### OBJECTIVE:
Would you repeat the listing exactly but omit every picture?

### COLLECTED DATA:
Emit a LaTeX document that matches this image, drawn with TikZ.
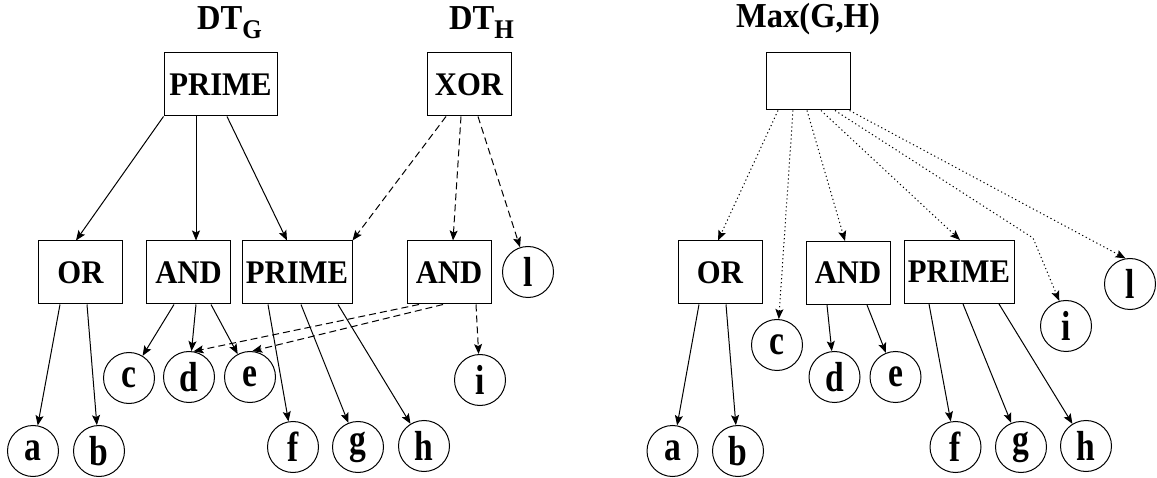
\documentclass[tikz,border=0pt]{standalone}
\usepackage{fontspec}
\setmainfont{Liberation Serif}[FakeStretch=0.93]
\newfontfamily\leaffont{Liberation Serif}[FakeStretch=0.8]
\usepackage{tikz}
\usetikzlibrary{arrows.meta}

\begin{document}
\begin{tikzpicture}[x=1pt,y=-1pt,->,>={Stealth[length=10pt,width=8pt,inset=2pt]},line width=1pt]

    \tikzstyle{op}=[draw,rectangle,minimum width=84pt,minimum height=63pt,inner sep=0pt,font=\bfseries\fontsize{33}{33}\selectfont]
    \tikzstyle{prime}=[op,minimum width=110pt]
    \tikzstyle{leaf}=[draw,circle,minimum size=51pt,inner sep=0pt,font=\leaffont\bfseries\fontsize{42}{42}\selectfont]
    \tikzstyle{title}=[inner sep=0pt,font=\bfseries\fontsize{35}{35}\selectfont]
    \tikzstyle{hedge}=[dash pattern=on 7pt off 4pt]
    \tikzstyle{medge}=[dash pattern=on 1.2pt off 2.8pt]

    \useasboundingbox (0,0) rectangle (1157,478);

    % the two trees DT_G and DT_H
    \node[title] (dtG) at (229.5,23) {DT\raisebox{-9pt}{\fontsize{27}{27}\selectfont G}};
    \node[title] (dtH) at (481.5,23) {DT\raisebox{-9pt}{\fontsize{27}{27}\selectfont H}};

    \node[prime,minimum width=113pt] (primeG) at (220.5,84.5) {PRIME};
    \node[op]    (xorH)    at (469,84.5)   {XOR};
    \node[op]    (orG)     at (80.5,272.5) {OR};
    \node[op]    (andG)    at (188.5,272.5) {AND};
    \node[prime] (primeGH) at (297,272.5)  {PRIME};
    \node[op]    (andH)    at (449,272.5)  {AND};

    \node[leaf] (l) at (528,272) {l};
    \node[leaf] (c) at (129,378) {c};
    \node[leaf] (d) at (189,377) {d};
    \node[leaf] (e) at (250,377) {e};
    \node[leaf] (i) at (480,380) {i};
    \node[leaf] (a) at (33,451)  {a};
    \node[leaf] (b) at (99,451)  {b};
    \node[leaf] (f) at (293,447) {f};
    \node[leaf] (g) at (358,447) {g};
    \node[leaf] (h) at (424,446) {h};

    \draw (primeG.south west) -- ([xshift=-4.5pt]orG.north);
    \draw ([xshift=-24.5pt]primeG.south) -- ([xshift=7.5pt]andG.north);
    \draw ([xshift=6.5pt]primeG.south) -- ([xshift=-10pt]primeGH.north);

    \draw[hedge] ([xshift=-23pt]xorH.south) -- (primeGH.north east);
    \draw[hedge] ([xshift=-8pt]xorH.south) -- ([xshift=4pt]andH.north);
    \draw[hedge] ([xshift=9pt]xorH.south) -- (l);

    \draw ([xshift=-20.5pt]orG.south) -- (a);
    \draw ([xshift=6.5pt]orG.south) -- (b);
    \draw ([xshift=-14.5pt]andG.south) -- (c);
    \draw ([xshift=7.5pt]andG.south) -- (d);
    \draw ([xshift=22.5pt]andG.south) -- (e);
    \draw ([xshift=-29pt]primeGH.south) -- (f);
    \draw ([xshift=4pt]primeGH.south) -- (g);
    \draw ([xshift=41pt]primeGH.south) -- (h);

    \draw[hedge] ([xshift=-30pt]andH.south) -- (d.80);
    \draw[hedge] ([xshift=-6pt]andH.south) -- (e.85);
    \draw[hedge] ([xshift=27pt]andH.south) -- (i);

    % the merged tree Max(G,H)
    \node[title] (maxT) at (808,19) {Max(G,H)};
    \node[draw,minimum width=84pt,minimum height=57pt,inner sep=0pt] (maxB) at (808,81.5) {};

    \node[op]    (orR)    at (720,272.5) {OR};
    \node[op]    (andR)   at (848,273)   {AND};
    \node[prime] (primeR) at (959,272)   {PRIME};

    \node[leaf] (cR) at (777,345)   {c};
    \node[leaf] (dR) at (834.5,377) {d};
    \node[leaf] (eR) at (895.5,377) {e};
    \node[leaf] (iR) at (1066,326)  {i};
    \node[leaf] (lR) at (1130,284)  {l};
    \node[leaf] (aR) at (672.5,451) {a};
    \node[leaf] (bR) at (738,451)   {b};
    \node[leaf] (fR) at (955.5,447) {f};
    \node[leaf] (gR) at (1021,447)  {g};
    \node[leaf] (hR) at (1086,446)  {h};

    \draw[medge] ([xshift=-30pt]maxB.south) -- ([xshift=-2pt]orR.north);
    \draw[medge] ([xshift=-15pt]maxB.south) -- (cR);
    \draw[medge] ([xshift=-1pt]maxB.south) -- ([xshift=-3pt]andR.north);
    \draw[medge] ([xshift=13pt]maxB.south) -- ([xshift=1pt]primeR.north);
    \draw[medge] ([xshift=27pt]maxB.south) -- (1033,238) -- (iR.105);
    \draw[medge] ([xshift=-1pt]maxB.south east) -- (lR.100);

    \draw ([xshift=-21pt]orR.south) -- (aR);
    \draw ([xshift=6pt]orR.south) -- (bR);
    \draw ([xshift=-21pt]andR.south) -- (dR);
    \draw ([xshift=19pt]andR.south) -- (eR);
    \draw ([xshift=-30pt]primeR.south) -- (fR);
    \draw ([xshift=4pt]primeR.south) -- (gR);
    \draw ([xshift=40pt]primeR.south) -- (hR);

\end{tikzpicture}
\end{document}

### RIGHT ANSWER:
Emit a LaTeX document that matches this image, drawn with TikZ.
\documentclass[tikz,border=0pt]{standalone}
\usepackage{fontspec}
\setmainfont{Liberation Serif}[FakeStretch=0.93]
\newfontfamily\leaffont{Liberation Serif}[FakeStretch=0.8]
\usepackage{tikz}
\usetikzlibrary{arrows.meta}

\begin{document}
\begin{tikzpicture}[x=1pt,y=-1pt,->,>={Stealth[length=10pt,width=8pt,inset=2pt]},line width=1pt]

    \tikzstyle{op}=[draw,rectangle,minimum width=84pt,minimum height=63pt,inner sep=0pt,font=\bfseries\fontsize{33}{33}\selectfont]
    \tikzstyle{prime}=[op,minimum width=110pt]
    \tikzstyle{leaf}=[draw,circle,minimum size=51pt,inner sep=0pt,font=\leaffont\bfseries\fontsize{42}{42}\selectfont]
    \tikzstyle{title}=[inner sep=0pt,font=\bfseries\fontsize{35}{35}\selectfont]
    \tikzstyle{hedge}=[dash pattern=on 7pt off 4pt]
    \tikzstyle{medge}=[dash pattern=on 1.2pt off 2.8pt]

    \useasboundingbox (0,0) rectangle (1157,478);

    % the two trees DT_G and DT_H
    \node[title] (dtG) at (229.5,23) {DT\raisebox{-9pt}{\fontsize{27}{27}\selectfont G}};
    \node[title] (dtH) at (481.5,23) {DT\raisebox{-9pt}{\fontsize{27}{27}\selectfont H}};

    \node[prime,minimum width=113pt] (primeG) at (220.5,84.5) {PRIME};
    \node[op]    (xorH)    at (469,84.5)   {XOR};
    \node[op]    (orG)     at (80.5,272.5) {OR};
    \node[op]    (andG)    at (188.5,272.5) {AND};
    \node[prime] (primeGH) at (297,272.5)  {PRIME};
    \node[op]    (andH)    at (449,272.5)  {AND};

    \node[leaf] (l) at (528,272) {l};
    \node[leaf] (c) at (129,378) {c};
    \node[leaf] (d) at (189,377) {d};
    \node[leaf] (e) at (250,377) {e};
    \node[leaf] (i) at (480,380) {i};
    \node[leaf] (a) at (33,451)  {a};
    \node[leaf] (b) at (99,451)  {b};
    \node[leaf] (f) at (293,447) {f};
    \node[leaf] (g) at (358,447) {g};
    \node[leaf] (h) at (424,446) {h};

    \draw (primeG.south west) -- ([xshift=-4.5pt]orG.north);
    \draw ([xshift=-24.5pt]primeG.south) -- ([xshift=7.5pt]andG.north);
    \draw ([xshift=6.5pt]primeG.south) -- ([xshift=-10pt]primeGH.north);

    \draw[hedge] ([xshift=-23pt]xorH.south) -- (primeGH.north east);
    \draw[hedge] ([xshift=-8pt]xorH.south) -- ([xshift=4pt]andH.north);
    \draw[hedge] ([xshift=9pt]xorH.south) -- (l);

    \draw ([xshift=-20.5pt]orG.south) -- (a);
    \draw ([xshift=6.5pt]orG.south) -- (b);
    \draw ([xshift=-14.5pt]andG.south) -- (c);
    \draw ([xshift=7.5pt]andG.south) -- (d);
    \draw ([xshift=22.5pt]andG.south) -- (e);
    \draw ([xshift=-29pt]primeGH.south) -- (f);
    \draw ([xshift=4pt]primeGH.south) -- (g);
    \draw ([xshift=41pt]primeGH.south) -- (h);

    \draw[hedge] ([xshift=-30pt]andH.south) -- (d.80);
    \draw[hedge] ([xshift=-6pt]andH.south) -- (e.85);
    \draw[hedge] ([xshift=27pt]andH.south) -- (i);

    % the merged tree Max(G,H)
    \node[title] (maxT) at (808,19) {Max(G,H)};
    \node[draw,minimum width=84pt,minimum height=57pt,inner sep=0pt] (maxB) at (808,81.5) {};

    \node[op]    (orR)    at (720,272.5) {OR};
    \node[op]    (andR)   at (848,273)   {AND};
    \node[prime] (primeR) at (959,272)   {PRIME};

    \node[leaf] (cR) at (777,345)   {c};
    \node[leaf] (dR) at (834.5,377) {d};
    \node[leaf] (eR) at (895.5,377) {e};
    \node[leaf] (iR) at (1066,326)  {i};
    \node[leaf] (lR) at (1130,284)  {l};
    \node[leaf] (aR) at (672.5,451) {a};
    \node[leaf] (bR) at (738,451)   {b};
    \node[leaf] (fR) at (955.5,447) {f};
    \node[leaf] (gR) at (1021,447)  {g};
    \node[leaf] (hR) at (1086,446)  {h};

    \draw[medge] ([xshift=-30pt]maxB.south) -- ([xshift=-2pt]orR.north);
    \draw[medge] ([xshift=-15pt]maxB.south) -- (cR);
    \draw[medge] ([xshift=-1pt]maxB.south) -- ([xshift=-3pt]andR.north);
    \draw[medge] ([xshift=13pt]maxB.south) -- ([xshift=1pt]primeR.north);
    \draw[medge] ([xshift=27pt]maxB.south) -- (1033,238) -- (iR.105);
    \draw[medge] ([xshift=-1pt]maxB.south east) -- (lR.100);

    \draw ([xshift=-21pt]orR.south) -- (aR);
    \draw ([xshift=6pt]orR.south) -- (bR);
    \draw ([xshift=-21pt]andR.south) -- (dR);
    \draw ([xshift=19pt]andR.south) -- (eR);
    \draw ([xshift=-30pt]primeR.south) -- (fR);
    \draw ([xshift=4pt]primeR.south) -- (gR);
    \draw ([xshift=40pt]primeR.south) -- (hR);

\end{tikzpicture}
\end{document}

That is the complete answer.